ENRC’s founders Alexander Machkevitch, Patokh Chodiev and Alijan Ibragimov in June offered $2.65 in cash and 0.23 of Kazakhmys Plc stock for each share to take the company private. Investors in the ferroalloy company have until Aug. 28 to accept the offer after shareholders of Kazakhmys, which owns 26 percent of the producer, on Aug. 2 voted in favor of the transaction.

The takeover “may trigger change-of-control clauses in various loan facilities and other arrangements existing across the group,” ENRC said. “These change-of-control clauses generally allow the lender to demand repayment within 14 days.”

The company had net debt of $5.45 billion at the end of June, it said in a statement today.

“The most relevant” debt is the $500 million promissory note owed to First Quantum Minerals Ltd., Nomura Holdings Inc. said in a note to investors.

First Quantum

In 2010, ENRC took control of copper and cobalt mines in Democratic Republic of Congo that Israeli billionaire Dan Gertler acquired from the nation’s government following their seizure from First Quantum.

First Quantum sued ENRC, which settled in 2012 and agreed to pay $1.25 billion for First Quantum’s share of the assets.

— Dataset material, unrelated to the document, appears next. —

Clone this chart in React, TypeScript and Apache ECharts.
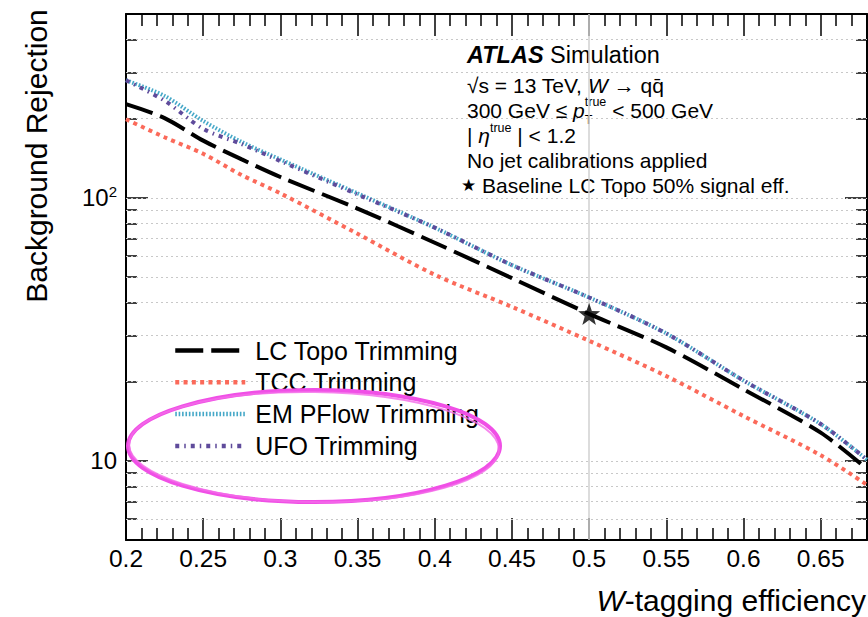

The deal consisted of $750 million cash payment on closing and a deferred payment of $500 million in the form of a three-year promissory note with an interest coupon of 3 percent.

“The announcement of the bid has created a degree of uncertainty regarding the going concern of” ENRC, the company said in the statement. “Management considers the risk of a material issue to be low given the execution of backstop arrangements by the bidding consortium.”

ENRC today announced that first-half profit declined 55 percent to $221 million on lower prices of ferroalloy, used in steelmaking, and higher costs of financing. Sales slid 1.1 percent to $3.2 billion. It sold ferroalloys 11 percent lower than a year earlier, while the cost of sales rose 9 percent to to $1.92 billion in the period. ENRC won’t pay dividends.

ENRC booked an impairment charge of $161 million, mainly on the value of Boss Mining, its copper and cobalt unit in Congo.